Ellena Woodhams, 30
Compliance and outreach director, Stevens Management Co.
When the coronavirus crisis hit dealerships across the country this year, a big impact for many store employees was the sudden reduction in workload as sales stumbled and service customers thinned out.
For Ellena Woodhams, it was the opposite.
Woodhams, who oversees compliance for four California dealerships and a management office, was inundated with guidelines and regulations related to the pandemic from the local, state and federal governments. Some focused on what dealership operations were allowed to continue during the economic shutdown; others outlined safety protocols.
It was a big test for Woodhams after two years of running compliance operations.
“With the pandemic, it was a whole new ballgame,” she said.
“Everything was starting from zero every day. It seemed like the laws were changing every day. I had to be quick on my feet.”
Complicating the situation, Woodhams wasn’t able to visit the more distant dealerships of the four-store group to oversee compliance in person. Instead, she developed an internal guide to the new rules and worked with managers to document completion of each protocol through email and photos.
The Fresno, Calif., native represents the third generation of her family in the auto business. She jokes that she’s been working in it “since birth,” but it has mostly been from about age 15. She has done stints as a cashier and car washer. She started full time in 2013 after graduating from college with a degree in international business.

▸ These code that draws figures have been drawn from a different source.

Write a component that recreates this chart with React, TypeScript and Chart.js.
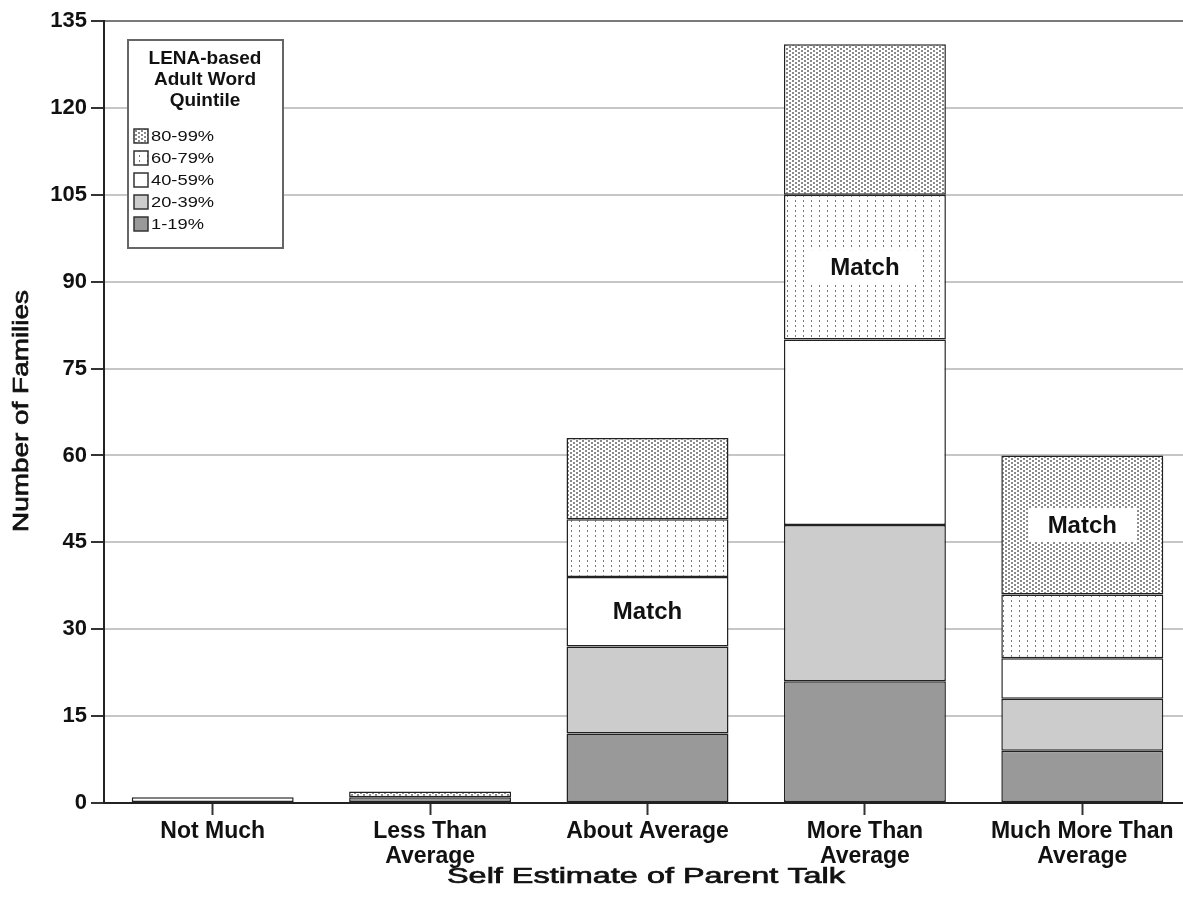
import React, { useEffect, useRef } from "react";
import { Chart, registerables } from "chart.js";
Chart.register(...registerables);

const categories = [["Not Much"], ["Less Than", "Average"], ["About Average"], ["More Than", "Average"], ["Much More Than", "Average"]];
const seriesLabels = ["1-19%", "20-39%", "40-59%", "60-79%", "80-99%"];
const q1 = [0, 1, 12, 21, 9];
const q2 = [0, 0, 15, 27, 9];
const q3 = [1, 0, 12, 32, 7];
const q4 = [0, 0, 10, 25, 11];
const q5 = [0, 1, 14, 26, 24];
const matchSeries = [-1, -1, 2, 3, 4];
const matchText = "Match";
const legendTitle = ["LENA-based", "Adult Word", "Quintile"];
const xTitle = "Self Estimate of Parent Talk";
const yTitle = "Number of Families";
const yMax = 135;
const yStep = 15;

const FONT = '"Liberation Sans", Arial, Helvetica, sans-serif';

function makePattern(kind: string): CanvasPattern | string {
  const c = document.createElement("canvas");
  const g = c.getContext("2d")!;
  if (kind === "dense") {
    c.width = 6; c.height = 4;
    g.fillStyle = "#fff"; g.fillRect(0, 0, 6, 4);
    g.fillStyle = "#8a8a8a";
    g.fillRect(0, 0, 2, 2);
    g.fillRect(3, 2, 2, 2);
  } else {
    c.width = 8; c.height = 5;
    g.fillStyle = "#fff"; g.fillRect(0, 0, 8, 5);
    g.fillStyle = "#7a7a7a";
    g.fillRect(3, 0, 1, 2);
  }
  return g.createPattern(c, "repeat") || "#ddd";
}

export default function App() {
  const ref = useRef<HTMLCanvasElement | null>(null);
  useEffect(() => {
    document.body.style.margin = "0";
    document.body.style.overflow = "hidden";
    const canvas = ref.current!;
    const fills: any[] = ["#999999", "#cccccc", "#ffffff", makePattern("vdots"), makePattern("dense")];
    const series = [q1, q2, q3, q4, q5];

    const drawWideText = (ctx: any, text: string, x: number, y: number, width: number, rot: number) => {
      ctx.save();
      ctx.font = `22px ${FONT}`;
      const w = ctx.measureText(text).width;
      ctx.translate(x, y);
      ctx.rotate(rot);
      ctx.scale(width / w, 1);
      ctx.fillStyle = "#111";
      ctx.strokeStyle = "#111";
      ctx.lineWidth = 0.7;
      ctx.textAlign = "center";
      ctx.textBaseline = "middle";
      ctx.fillText(text, 0, 0);
      ctx.strokeText(text, 0, 0);
      ctx.restore();
    };

    const overlay = {
      id: "overlay",
      afterDatasetsDraw(chart: any) {
        const ctx = chart.ctx;
        ctx.save();
        matchSeries.forEach((ds, i) => {
          if (ds < 0) return;
          const el = chart.getDatasetMeta(ds).data[i];
          const cx = el.x;
          const cy = (el.y + el.base) / 2;
          ctx.fillStyle = "#fff";
          ctx.fillRect(cx - 54, cy - 17, 108, 34);
          ctx.fillStyle = "#111";
          ctx.font = `bold 24px ${FONT}`;
          ctx.textAlign = "center";
          ctx.textBaseline = "middle";
          ctx.fillText(matchText, cx, cy + 1);
        });
        ctx.restore();
      },
      afterDraw(chart: any) {
        const ctx = chart.ctx;
        ctx.save();
        drawWideText(ctx, xTitle, 646, 877, 398, 0);
        drawWideText(ctx, yTitle, 22, 411, 242, -Math.PI / 2);
        // legend box
        ctx.fillStyle = "#fff";
        ctx.fillRect(128, 40, 155, 208);
        ctx.strokeStyle = "#666";
        ctx.lineWidth = 2;
        ctx.strokeRect(128, 40, 155, 208);
        ctx.fillStyle = "#111";
        ctx.textAlign = "center";
        ctx.textBaseline = "middle";
        ctx.font = `bold 19px ${FONT}`;
        legendTitle.forEach((t, k) => ctx.fillText(t, 205, 59 + k * 21));
        for (let k = 0; k < 5; k++) {
          const si = 4 - k;
          const cy = 136 + k * 22;
          ctx.fillStyle = fills[si];
          ctx.fillRect(134, cy - 7, 14, 14);
          ctx.strokeStyle = "#333";
          ctx.lineWidth = 1.5;
          ctx.strokeRect(134, cy - 7, 14, 14);
          ctx.fillStyle = "#111";
          ctx.font = `15px ${FONT}`;
          ctx.textAlign = "left";
          ctx.save();
          ctx.translate(151, cy + 1);
          ctx.scale(1.22, 1);
          ctx.fillText(seriesLabels[si], 0, 0);
          ctx.restore();
        }
        ctx.restore();
      },
    };

    const chart = new Chart(canvas, {
      type: "bar",
      data: {
        labels: categories as any,
        datasets: series.map((d, k) => ({
          label: seriesLabels[k],
          data: d,
          backgroundColor: fills[k],
          borderColor: "#222",
          borderWidth: 1.5,
          borderSkipped: false,
          barPercentage: 0.745,
          categoryPercentage: 1,
        })),
      },
      options: {
        responsive: false,
        animation: false,
        layout: { padding: { top: 21, right: 4, left: 0, bottom: 0 } },
        plugins: { legend: { display: false }, tooltip: { enabled: false } },
        scales: {
          x: {
            stacked: true,
            grid: { offset: false, drawOnChartArea: false, drawTicks: true, tickLength: 12, tickColor: "#333", tickWidth: 2 },
            border: { color: "#222", width: 2 },
            ticks: { font: { family: FONT, size: 23, weight: "bold", lineHeight: 1.08 }, color: "#111", padding: 4, maxRotation: 0, autoSkip: false },
            afterFit: (s: any) => { s.height = 108; },
          },
          y: {
            stacked: true,
            min: 0,
            max: yMax,
            ticks: { stepSize: yStep, font: { family: FONT, size: 22, weight: "bold" }, color: "#111", padding: 4 },
            grid: {
              color: (c: any) => (c.tick && c.tick.value === yMax ? "#7a7a7a" : "#c6c6c6"),
              lineWidth: 2,
              tickLength: 13,
              tickColor: "#333",
              tickWidth: 2,
            },
            border: { color: "#222", width: 2 },
            afterFit: (s: any) => { s.width = 104; },
          },
        },
      },
      plugins: [overlay],
    } as any);
    return () => chart.destroy();
  }, []);
  return (
    <div style={{ width: 1183, height: 911, overflow: "hidden" }}>
      <canvas ref={ref} width={1195} height={911} style={{ display: "block" }} />
    </div>
  );
}
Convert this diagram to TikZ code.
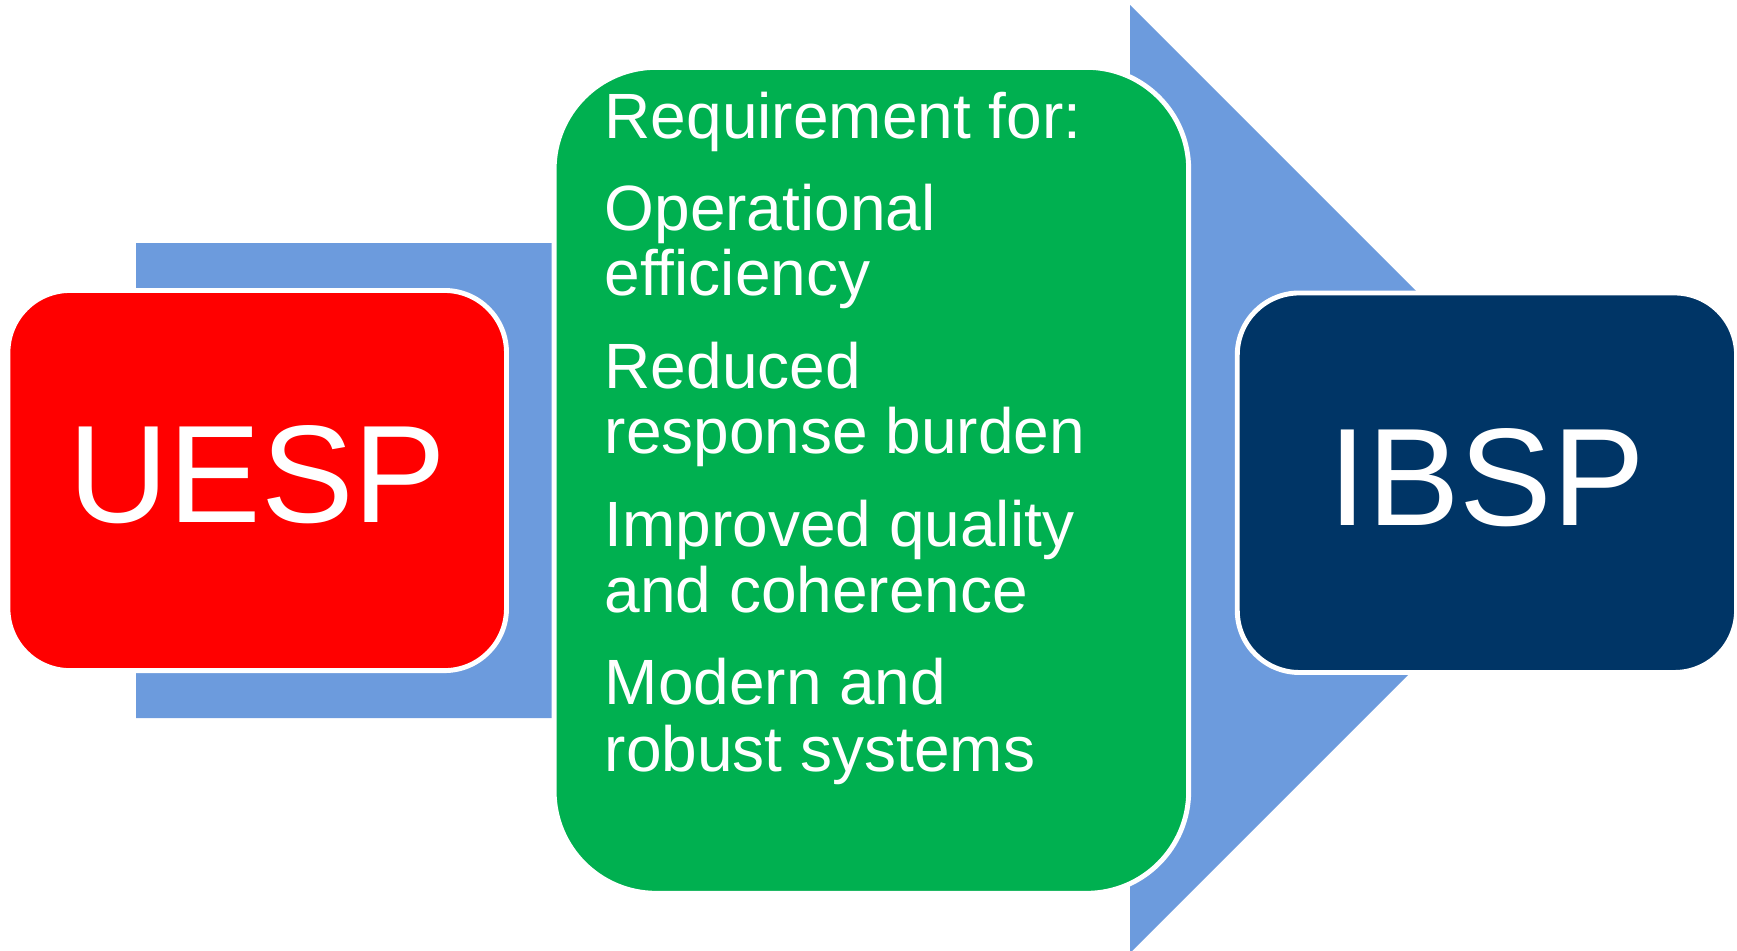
\documentclass[tikz,border=0pt]{standalone}
\usepackage{fontspec}
\usepackage{tikz}
\setmainfont{Liberation Sans}
\definecolor{arrowblue}{RGB}{108,155,221}
\definecolor{uespred}{RGB}{255,0,0}
\definecolor{reqgreen}{RGB}{0,176,80}
\definecolor{ibspnavy}{RGB}{0,53,102}

\begin{document}
\begin{tikzpicture}[x=0.01cm,y=-0.01cm]
\tikzstyle{every node}+=[inner sep=0pt]
\tikzstyle{box}=[draw=white, line width=1.4pt, text=white]
\tikzstyle{bigname}=[box, rounded corners=0.62cm, font=\fontsize{39.5}{40}\selectfont, text height=0.99cm, text depth=0.142cm]
\tikzstyle{reqline}=[text=white, anchor=base west, font=\fontsize{18.2}{22}\selectfont]
\useasboundingbox (0,0) rectangle (1737,950);
\clip (0,0) rectangle (1737,950);
\fill [arrowblue] (136,243) -- (1130,243) -- (1130,5) -- (1604,479) -- (1130,953) -- (1130,718) -- (136,718) -- cycle;
\node [bigname, fill=uespred, minimum width=4.983cm, minimum height=3.799cm] (uesp) at (257.2,480.5) {UESP};
\node [box, fill=reqgreen, rounded corners=1.02cm, minimum width=6.342cm, minimum height=8.255cm] (req) at (871.4,480.3) {};
\node [bigname, fill=ibspnavy, minimum width=4.99cm, minimum height=3.793cm] (ibsp) at (1486.9,482.7) {IBSP};
\foreach \y/\txt [count=\i] in {138.3/Requirement for:, 230/Operational, 295/efficiency, 388.3/Reduced, 453.3/response burden, 546.7/Improved quality, 612.7/and coherence, 704.3/Modern and, 771/robust systems}
  \node [reqline] (req\i) at (604,\y) {\txt};
\end{tikzpicture}
\end{document}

For one of her first tasks, Woodhams developed an annual marketing program for Acura Fresno called “The Road to Pink” that involved wrapping a car in vinyl and having people sign it with a marker. For every signature, the dealership makes a donation to organizations fighting breast cancer.
The campaign has proved popular, with requests for the pink car to appear at community events.
The program has been expanded to other dealerships in the group and more causes. For example, Modesto Subaru has wrapped a vehicle to raise money for animal rescue.
Woodhams said it was an easy choice to join the family business. “I was always that kid who sold the most for the school fundraiser. My parents and grandparents always said I had a knack for selling.”
She also likes the dynamic of the broader industry, especially the parade of new models designed to meet consumer tastes.
“Whether it’s new technology, design, hybrids or clean energy,” she said, “something’s always changing and evolving. And I find that exciting.”